* **DATA ENTRIES**
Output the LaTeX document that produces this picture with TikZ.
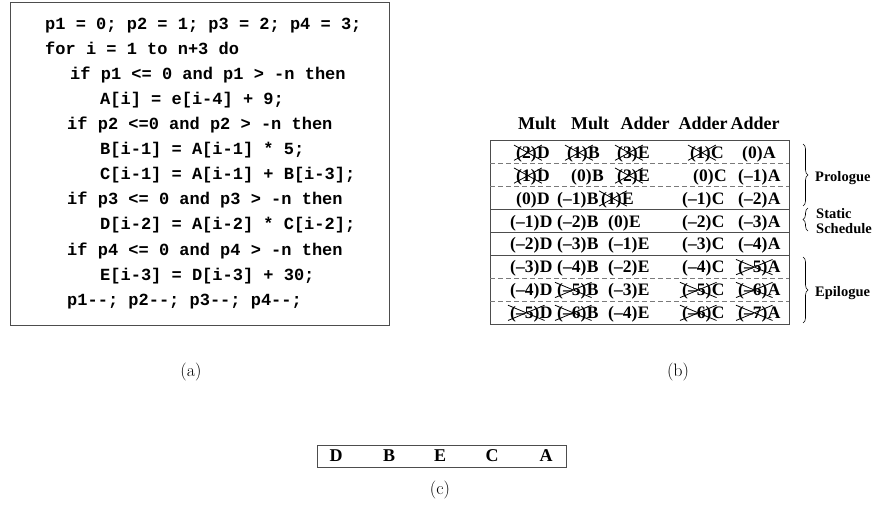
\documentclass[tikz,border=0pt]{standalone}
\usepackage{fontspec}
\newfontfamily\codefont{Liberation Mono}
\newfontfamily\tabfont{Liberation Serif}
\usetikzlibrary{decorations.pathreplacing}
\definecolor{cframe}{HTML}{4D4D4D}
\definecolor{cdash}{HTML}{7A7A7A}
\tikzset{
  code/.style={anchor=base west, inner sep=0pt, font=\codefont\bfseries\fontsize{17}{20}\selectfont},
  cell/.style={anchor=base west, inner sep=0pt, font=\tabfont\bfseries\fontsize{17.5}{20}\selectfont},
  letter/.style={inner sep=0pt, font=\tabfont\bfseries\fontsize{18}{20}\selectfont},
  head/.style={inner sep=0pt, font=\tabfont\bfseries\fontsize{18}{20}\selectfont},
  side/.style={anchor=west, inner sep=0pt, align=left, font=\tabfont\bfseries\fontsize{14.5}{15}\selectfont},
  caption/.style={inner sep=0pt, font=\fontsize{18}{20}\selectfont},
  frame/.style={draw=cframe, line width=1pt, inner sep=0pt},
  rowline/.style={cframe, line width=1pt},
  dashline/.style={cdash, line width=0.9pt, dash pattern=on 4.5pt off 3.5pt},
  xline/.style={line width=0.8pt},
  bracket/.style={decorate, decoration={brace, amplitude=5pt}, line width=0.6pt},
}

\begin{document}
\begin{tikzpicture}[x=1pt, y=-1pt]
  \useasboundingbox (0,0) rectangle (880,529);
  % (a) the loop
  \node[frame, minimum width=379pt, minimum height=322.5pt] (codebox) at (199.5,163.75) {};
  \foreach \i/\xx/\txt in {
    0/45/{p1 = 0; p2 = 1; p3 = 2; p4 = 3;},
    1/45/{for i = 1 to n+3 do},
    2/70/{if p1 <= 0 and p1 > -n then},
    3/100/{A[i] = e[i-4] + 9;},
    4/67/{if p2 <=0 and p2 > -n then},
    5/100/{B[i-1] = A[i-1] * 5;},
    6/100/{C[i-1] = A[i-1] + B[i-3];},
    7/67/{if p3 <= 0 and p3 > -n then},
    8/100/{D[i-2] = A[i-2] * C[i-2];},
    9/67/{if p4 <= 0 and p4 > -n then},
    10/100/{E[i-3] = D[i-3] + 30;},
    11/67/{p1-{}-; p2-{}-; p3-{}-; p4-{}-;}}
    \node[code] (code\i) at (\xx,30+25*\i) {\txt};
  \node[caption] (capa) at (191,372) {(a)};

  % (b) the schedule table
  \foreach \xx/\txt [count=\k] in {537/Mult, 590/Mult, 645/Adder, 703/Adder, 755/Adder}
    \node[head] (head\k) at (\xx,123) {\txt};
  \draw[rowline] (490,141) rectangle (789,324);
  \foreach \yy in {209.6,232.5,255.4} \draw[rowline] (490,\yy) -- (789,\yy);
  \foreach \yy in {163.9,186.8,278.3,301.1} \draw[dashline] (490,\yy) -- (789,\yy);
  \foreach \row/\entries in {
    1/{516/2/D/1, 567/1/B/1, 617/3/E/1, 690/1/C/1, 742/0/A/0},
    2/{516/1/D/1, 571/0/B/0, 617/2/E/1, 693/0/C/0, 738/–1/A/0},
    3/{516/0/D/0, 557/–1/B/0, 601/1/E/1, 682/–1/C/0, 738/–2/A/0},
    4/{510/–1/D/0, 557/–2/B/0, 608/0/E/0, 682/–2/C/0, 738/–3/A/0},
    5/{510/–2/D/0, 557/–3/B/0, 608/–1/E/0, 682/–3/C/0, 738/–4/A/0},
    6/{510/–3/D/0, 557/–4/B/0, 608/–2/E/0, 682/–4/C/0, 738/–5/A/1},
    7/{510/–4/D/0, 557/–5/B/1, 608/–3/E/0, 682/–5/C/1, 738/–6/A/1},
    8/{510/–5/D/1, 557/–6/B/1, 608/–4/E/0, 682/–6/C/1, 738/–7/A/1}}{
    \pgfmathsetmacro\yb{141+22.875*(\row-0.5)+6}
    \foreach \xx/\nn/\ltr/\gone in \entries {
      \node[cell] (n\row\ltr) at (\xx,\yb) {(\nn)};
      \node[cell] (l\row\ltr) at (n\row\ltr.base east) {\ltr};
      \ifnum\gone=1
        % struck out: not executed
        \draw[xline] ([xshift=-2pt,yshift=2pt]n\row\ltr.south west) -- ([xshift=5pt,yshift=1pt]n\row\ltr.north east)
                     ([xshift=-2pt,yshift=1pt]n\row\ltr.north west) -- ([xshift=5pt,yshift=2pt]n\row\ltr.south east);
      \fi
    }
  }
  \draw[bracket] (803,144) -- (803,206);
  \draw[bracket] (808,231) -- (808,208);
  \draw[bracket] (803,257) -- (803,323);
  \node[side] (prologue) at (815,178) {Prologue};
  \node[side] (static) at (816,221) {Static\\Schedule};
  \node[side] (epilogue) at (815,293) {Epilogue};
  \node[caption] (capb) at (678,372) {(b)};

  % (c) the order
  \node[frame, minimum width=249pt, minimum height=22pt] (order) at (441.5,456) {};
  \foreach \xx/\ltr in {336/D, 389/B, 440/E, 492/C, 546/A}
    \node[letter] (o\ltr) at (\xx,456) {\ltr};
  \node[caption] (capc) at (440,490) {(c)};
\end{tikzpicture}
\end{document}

==

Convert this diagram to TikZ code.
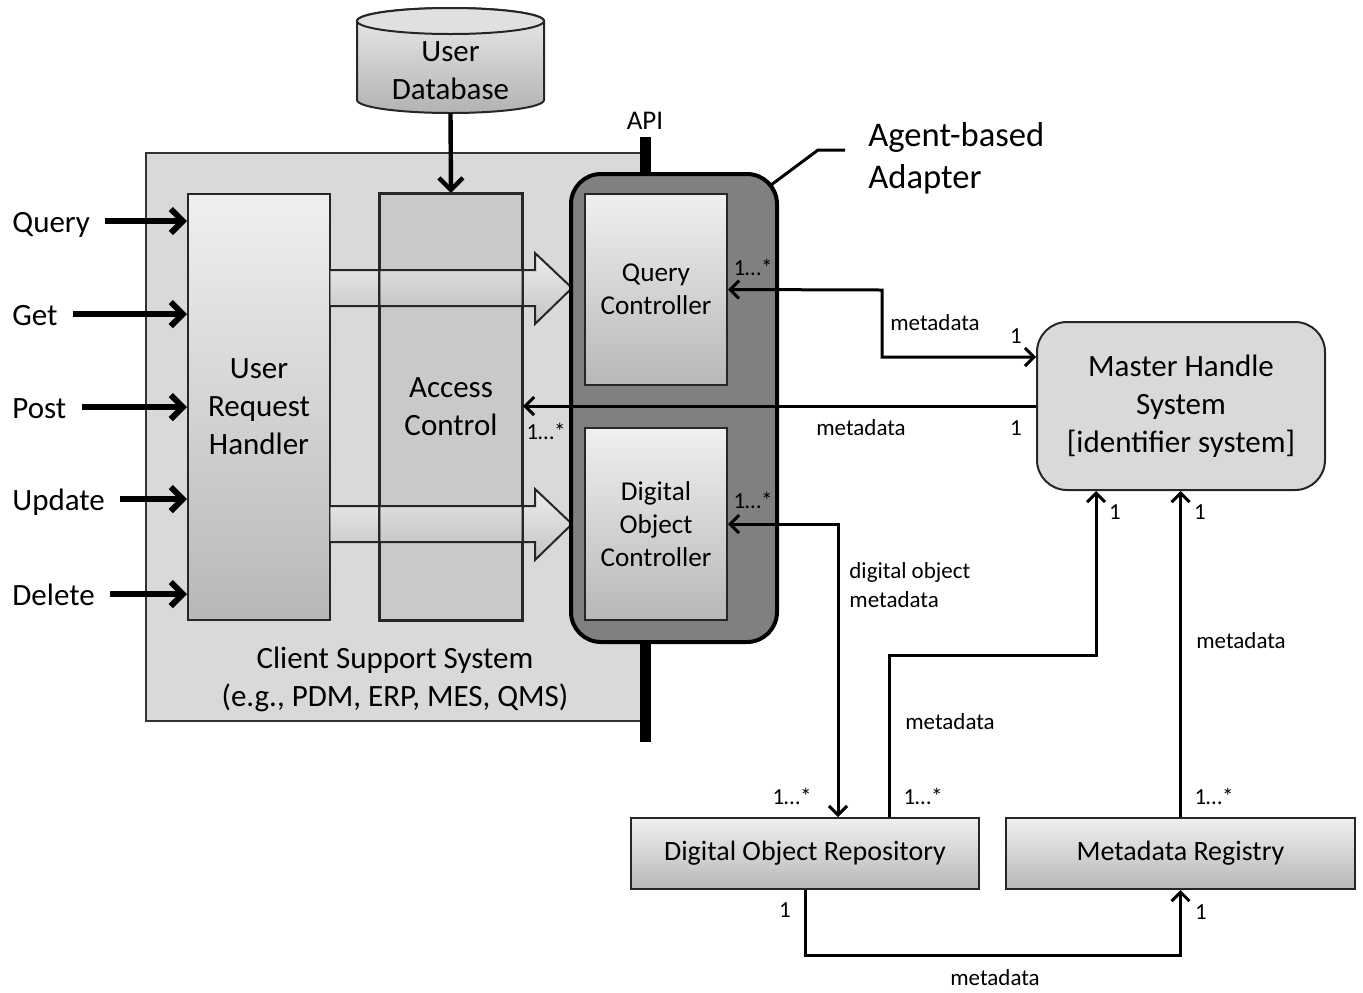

* **TASK BRIEF**
Copy only the lines above from the one containing "Output the LaTeX" through the one containing "(capa) at (191,372)", both included. Leave out the pictures.

* **THE RESULT**
Output the LaTeX document that produces this picture with TikZ.
\documentclass[tikz,border=0pt]{standalone}
\usepackage{fontspec}
\newfontfamily\codefont{Liberation Mono}
\newfontfamily\tabfont{Liberation Serif}
\usetikzlibrary{decorations.pathreplacing}
\definecolor{cframe}{HTML}{4D4D4D}
\definecolor{cdash}{HTML}{7A7A7A}
\tikzset{
  code/.style={anchor=base west, inner sep=0pt, font=\codefont\bfseries\fontsize{17}{20}\selectfont},
  cell/.style={anchor=base west, inner sep=0pt, font=\tabfont\bfseries\fontsize{17.5}{20}\selectfont},
  letter/.style={inner sep=0pt, font=\tabfont\bfseries\fontsize{18}{20}\selectfont},
  head/.style={inner sep=0pt, font=\tabfont\bfseries\fontsize{18}{20}\selectfont},
  side/.style={anchor=west, inner sep=0pt, align=left, font=\tabfont\bfseries\fontsize{14.5}{15}\selectfont},
  caption/.style={inner sep=0pt, font=\fontsize{18}{20}\selectfont},
  frame/.style={draw=cframe, line width=1pt, inner sep=0pt},
  rowline/.style={cframe, line width=1pt},
  dashline/.style={cdash, line width=0.9pt, dash pattern=on 4.5pt off 3.5pt},
  xline/.style={line width=0.8pt},
  bracket/.style={decorate, decoration={brace, amplitude=5pt}, line width=0.6pt},
}

\begin{document}
\begin{tikzpicture}[x=1pt, y=-1pt]
  \useasboundingbox (0,0) rectangle (880,529);
  % (a) the loop
  \node[frame, minimum width=379pt, minimum height=322.5pt] (codebox) at (199.5,163.75) {};
  \foreach \i/\xx/\txt in {
    0/45/{p1 = 0; p2 = 1; p3 = 2; p4 = 3;},
    1/45/{for i = 1 to n+3 do},
    2/70/{if p1 <= 0 and p1 > -n then},
    3/100/{A[i] = e[i-4] + 9;},
    4/67/{if p2 <=0 and p2 > -n then},
    5/100/{B[i-1] = A[i-1] * 5;},
    6/100/{C[i-1] = A[i-1] + B[i-3];},
    7/67/{if p3 <= 0 and p3 > -n then},
    8/100/{D[i-2] = A[i-2] * C[i-2];},
    9/67/{if p4 <= 0 and p4 > -n then},
    10/100/{E[i-3] = D[i-3] + 30;},
    11/67/{p1-{}-; p2-{}-; p3-{}-; p4-{}-;}}
    \node[code] (code\i) at (\xx,30+25*\i) {\txt};
  \node[caption] (capa) at (191,372) {(a)};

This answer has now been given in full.